Un marché en phase de consolidation. C'est ainsi que les analystes présentent l'activité de fourniture d'accès Internet aux entreprises. En effet, les investissements en matière d'infrastructure sont tellement importants que la course à la taille critique a déjà fait une victime, la société KPNQuest, filiale de l'opérateur télécom néerlandais, dont la faillite a laissé sur le carreau plusieurs dizaines de clients. « Et il y aura encore des morts ! », prophétise Régis Bryman, responsable marketing et communication d'Easynet. Parallèlement, certains acteurs se développent par croissance externe afin d'atteindre cette fameuse taille critique. C'est le cas de LD Com. Cette filiale du groupe de négoce Louis-Dreyfus a en effet procédé à plusieurs rachats ces derniers mois : Belgacom France (filiale de l'opérateur belge), Kaptech, Kertel, Fortel (devenu Squadran et titulaire d'une licence nationale de boucle radio locale ou BLR) et, récemment, 9 Telecom et FirstMark, acteur majeur de la BLR. Cette boulimie d'achats devrait permettre au grossiste en télécoms de rivaliser avec ses concurrents que sont France Télécom (avec ses marques Equant et Oleane), Cable & Wireless ou Colt sur le marché des entreprises. Ces trois opérateurs représentent en effet 80 % du marché de la fourniture d'accès Internet à destination des grands comptes. Les sociétés plus modestes et les PME sont courtisées par Easynet, Wanadoo (filiale de France Télécom), Cegetel Entreprises ou encore Tiscali Business. Chez France Télécom Oleane, on note un tassement du développement de l'accès à Internet de la part des entreprises. « Ces dernières années, on constatait un taux de + 100 % par an en termes d'équipement, il sera plutôt de + 50 % cette année », estime Etienne Bostsarron, directeur marketing.
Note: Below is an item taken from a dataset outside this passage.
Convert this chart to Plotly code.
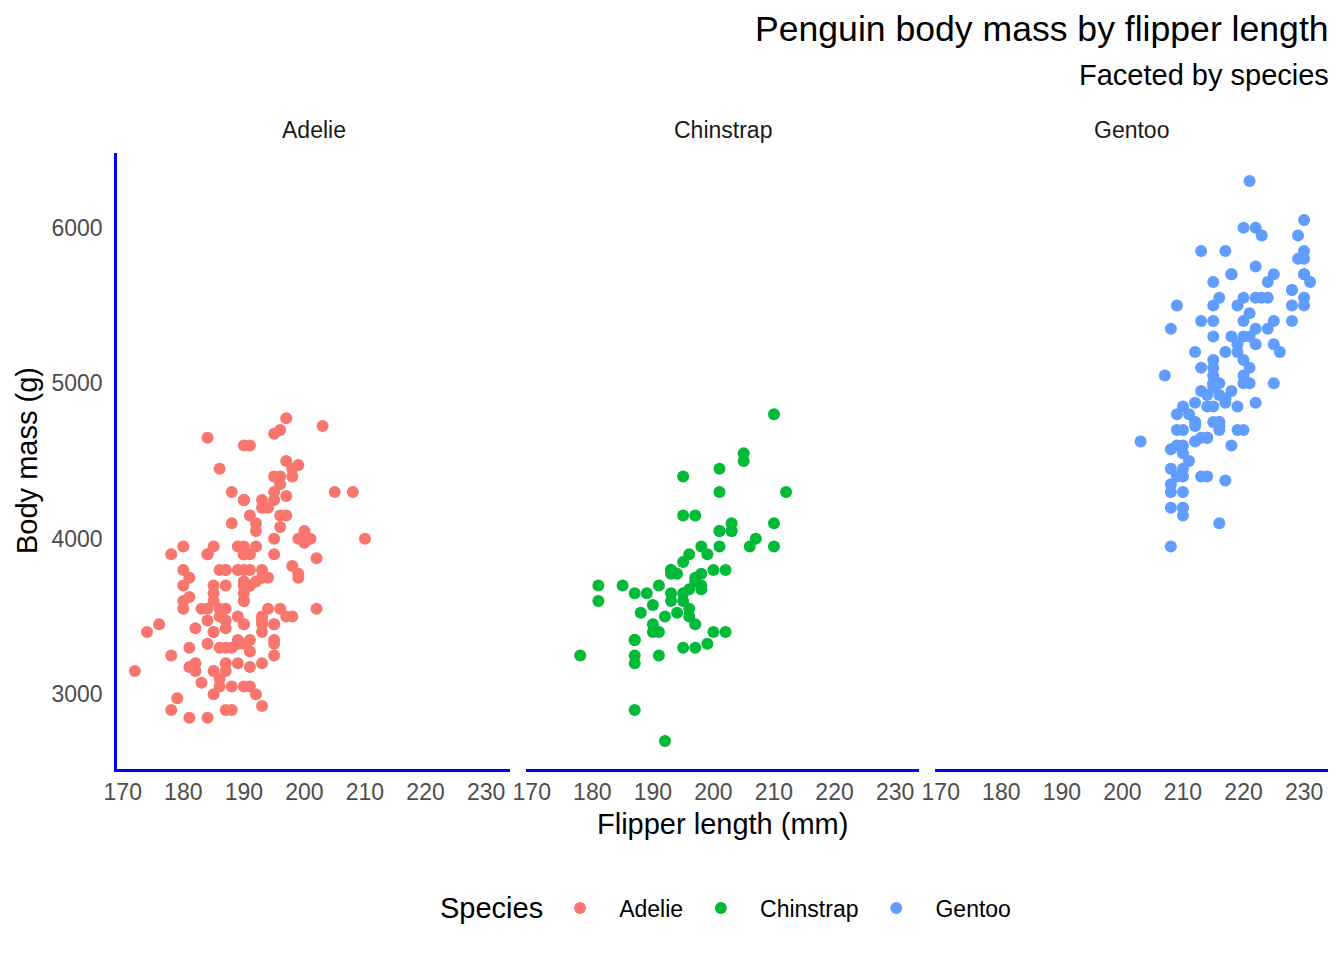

Cette baisse de la demande, associée à la disparition de nombreuses start-up, grandes consommatrices de bande passante, et à l'effondrement du secteur des télécoms, augmente le risque de cette activité. « Il faut s'attendre à une forte concentration du marché et à une baisse des prix moins rapide qu'auparavant », pronostique Etienne Bostsarron.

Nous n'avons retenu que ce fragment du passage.